Having established the rapid reduction of the search space which yields the $O(\log_2(n))$ complexity of Binary Search, we must now directly compare this growth rate to the $O(n)$ complexity of Linear Search.
- This comparison highlights why Big O notation ignores constants and focuses purely on the scale of growth.
- Consider two hypothetical implementations where the running time functions are known:
- Algorithm 1 (Linear): $f(n) = 3n + 1$
- Algorithm 2 (Logarithmic): $g(n) = 8\log_2(n) + 10$
- For very small input sizes $n$, Algorithm 1 might actually execute faster (e.g., for $n=1$, $f(1)=4$ while $g(1)=10$). However, this is irrelevant for asymptotic analysis.
- Why the Growth Rate Matters: The constants (like 3, 1, 8, 10) represent overhead (setup time, hardware speed, etc.). We focus only on the term that grows fastest as $n \rightarrow \infty$.

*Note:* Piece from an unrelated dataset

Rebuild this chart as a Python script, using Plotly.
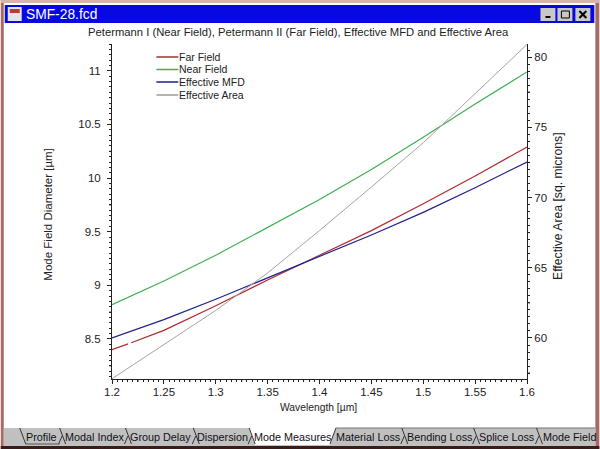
import plotly.graph_objects as go

W, H = 600, 449
L, R, T, B = 111.5, 527.5, 44, 379

wavelength = [1.2, 1.25, 1.3, 1.35, 1.4, 1.45, 1.5, 1.55, 1.6]
far_wavelength = [1.2, 1.2155, 1.217, 1.2185, 1.25, 1.3, 1.35, 1.4, 1.45, 1.5, 1.55, 1.6]
far_field = [8.40, 8.455, None, 8.465, 8.58, 8.81, 9.05, 9.28, 9.51, 9.76, 10.02, 10.29]
near_field = [8.82, 9.04, 9.28, 9.54, 9.80, 10.08, 10.38, 10.69, 10.99]
effective_mfd = [8.51, 8.68, 8.87, 9.07, 9.27, 9.47, 9.68, 9.91, 10.15]
effective_area = [57.1, 59.5, 61.96, 64.63, 67.65, 70.75, 73.9, 77.4, 80.9]

tab_names = ["Profile", "Modal Index", "Group Delay", "Dispersion", "Mode Measures",
             "Material Loss", "Bending Loss", "Splice Loss", "Mode Field"]
tab_centers = [40.5, 93.5, 160.5, 222.5, 293, 369, 440, 507, 570]
tab_separators = [59, 125, 193, 249, 402, 474, 537]

X_RANGE = [1.2, 1.6]
Y_RANGE = [8.127, 11.25]
Y2_RANGE = [57.08, 80.93]
FONT = "Liberation Sans"
TEXT = "#222222"


def px(x):
    return (x - L) / (R - L)


def py(y):
    return (B - y) / (B - T)


def rect(x0, y0, x1, y1, color):
    return dict(type="rect", xref="paper", yref="paper", x0=px(x0), x1=px(x1), y0=py(y0), y1=py(y1),
                fillcolor=color, line_width=0, layer="below")


def seg(x0, y0, x1, y1, color, width=1):
    return dict(type="line", xref="paper", yref="paper", x0=px(x0), x1=px(x1), y0=py(y0), y1=py(y1),
                line=dict(color=color, width=width), layer="above")


def label(x, y, s, size=11.5, color=TEXT, xanchor="left", angle=0, **kw):
    return dict(x=px(x), y=py(y), xref="paper", yref="paper", text=s, showarrow=False, xanchor=xanchor,
                yanchor="middle", textangle=angle, font=dict(family=FONT, size=size, color=color), **kw)


fig = go.Figure()
fig.add_trace(go.Scatter(x=wavelength, y=effective_area, yaxis="y2", mode="lines", name="Effective Area",
                         line=dict(color="#a8a2a2", width=1)))
fig.add_trace(go.Scatter(x=wavelength, y=near_field, mode="lines", name="Near Field",
                         line=dict(color="#3cb050", width=1.2)))
fig.add_trace(go.Scatter(x=far_wavelength, y=far_field, mode="lines", name="Far Field",
                         line=dict(color="#b02a30", width=1.2)))
fig.add_trace(go.Scatter(x=wavelength, y=effective_mfd, mode="lines", name="Effective MFD",
                         line=dict(color="#20208c", width=1.2)))

# window frame
shapes = [
    rect(0, 0, W, H, "#a86a64"),
    rect(0, 0, W, 3, "#d8b4ac"),
    rect(3, 3, 596, 446, "#ffffff"),
    rect(4, 5, 595, 23, "#0808e0"),
    rect(7, 7, 21, 21, "#e4e4ec"),
    rect(9, 9, 19, 13, "#c03838"),
    rect(0, 446, W, H, "#3a1c1a"),
    rect(3, 428, 596, 446, "#c0c0c0"),
    rect(541, 8, 556, 21, "#c8c8c8"),
    rect(558, 8, 573, 21, "#c8c8c8"),
    rect(576, 8, 591, 21, "#c8c8c8"),
    seg(546, 17, 551, 17, "#000000", 2),
    dict(type="rect", xref="paper", yref="paper", x0=px(562), x1=px(570), y0=py(11), y1=py(18),
         line=dict(color="#000000", width=1), layer="above"),
    seg(580, 11, 587, 18, "#000000", 2),
    seg(587, 11, 580, 18, "#000000", 2),
]

# tabs along the bottom
shapes.append(dict(type="path", xref="paper", yref="paper", layer="below", fillcolor="#ffffff", line_width=0,
                   path=f"M {px(249)} {py(428)} L {px(336)} {py(428)} L {px(330)} {py(445)} "
                        f"L {px(255)} {py(445)} Z"))
shapes.append(seg(19, 428, 25, 444, "#333333"))
shapes.append(seg(25, 444, 59, 444, "#555555"))
shapes.append(seg(336, 428, 330, 444, "#333333"))
shapes.append(seg(336, 428, 596, 428, "#777777"))
for sx in tab_separators:
    shapes.append(seg(sx, 428, sx + 6, 444, "#333333"))
    shapes.append(seg(sx + 2.5, 436, sx - 1, 444, "#333333"))

# mid ticks, a bit longer than the minor ones
xmid = [1.225, 1.275, 1.325, 1.375, 1.425, 1.475, 1.525, 1.575]
for v in xmid:
    xp = L + (v - X_RANGE[0]) / (X_RANGE[1] - X_RANGE[0]) * (R - L)
    shapes.append(seg(xp, B, xp, B + 3, TEXT))
for v in [8.25, 8.75, 9.25, 9.75, 10.25, 10.75]:
    yp = B - (v - Y_RANGE[0]) / (Y_RANGE[1] - Y_RANGE[0]) * (B - T)
    shapes.append(seg(L - 3, yp, L, yp, TEXT))
for v in [57.5, 62.5, 67.5, 72.5, 77.5]:
    yp = B - (v - Y2_RANGE[0]) / (Y2_RANGE[1] - Y2_RANGE[0]) * (B - T)
    shapes.append(seg(R, yp, R + 3, yp, TEXT))

# legend drawn by hand to sit inside the plot like the original
legend_rows = [("Far Field", "#b02a30", 57), ("Near Field", "#3cb050", 69.5),
               ("Effective MFD", "#20208c", 82), ("Effective Area", "#a09a9a", 95)]
annotations = []
for s, c, y in legend_rows:
    shapes.append(seg(156, y, 178, y, c, 1.5))
    annotations.append(label(177, y, s, 10.5))

annotations += [
    label(23, 14.5, "SMF-28.fcd", 13.8, "#ffffff"),
    label(298.5, 32, "Petermann I (Near Field), Petermann II (Far Field), Effective MFD and Effective Area", 11.25, xanchor="center"),
    label(318, 407, "Wavelength [µm]", 10.3, xanchor="center"),
    label(47, 214, "Mode Field Diameter [µm]", 11.5, xanchor="center", angle=-90),
    label(559, 206.5, "Effective Area [sq. microns]", 12.2, xanchor="center", angle=-90),
]
for name, c in zip(tab_names, tab_centers):
    annotations.append(label(c, 436.5, name, 10.8, "#111111", xanchor="center"))

axis_style = dict(showgrid=False, zeroline=False, showline=True, linecolor=TEXT, linewidth=1,
                  ticks="outside", ticklen=4, tickcolor=TEXT, tickfont=dict(family=FONT, size=11.5, color=TEXT))

fig.update_layout(
    width=W, height=H, showlegend=False, paper_bgcolor="#ffffff", plot_bgcolor="rgba(0,0,0,0)",
    margin=dict(l=L, r=W - R, t=T, b=H - B, autoexpand=False),
    shapes=shapes, annotations=annotations,
    xaxis=dict(range=X_RANGE, tickvals=[1.2, 1.25, 1.3, 1.35, 1.4, 1.45, 1.5, 1.55, 1.6],
               ticktext=["1.2", "1.25", "1.3", "1.35", "1.4", "1.45", "1.5", "1.55", "1.6"],
               ticklabelstandoff=-2,
               minor=dict(dtick=0.005, tick0=1.2, ticks="outside", ticklen=2, tickcolor=TEXT), **axis_style),
    yaxis=dict(range=Y_RANGE, tickvals=[8.5, 9, 9.5, 10, 10.5, 11],
               ticktext=["8.5", "9", "9.5", "10", "10.5", "11"], ticklabelstandoff=4,
               minor=dict(dtick=0.05, tick0=8, ticks="outside", ticklen=2, tickcolor=TEXT), **axis_style),
    yaxis2=dict(range=Y2_RANGE, overlaying="y", side="right", tickvals=[60, 65, 70, 75, 80],
                minor=dict(dtick=0.5, tick0=60, ticks="outside", ticklen=2, tickcolor=TEXT), **axis_style),
)

fig.write_html("out.html", config=dict(displayModeBar=False),
               post_script="document.body.style.margin='0';document.documentElement.style.overflow='hidden';")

- The Crossover Point: Even though Algorithm 2 has larger constants, its superior order of growth means it will dominate for all sufficiently large values of $n$. This is the core principle of using $O(\ldots)$.
Key Takeaway
Asymptotic analysis ($O$-notation) prioritizes the long-term growth rate of an algorithm over constant factors and initial overhead, as this is what determines performance on large-scale problems.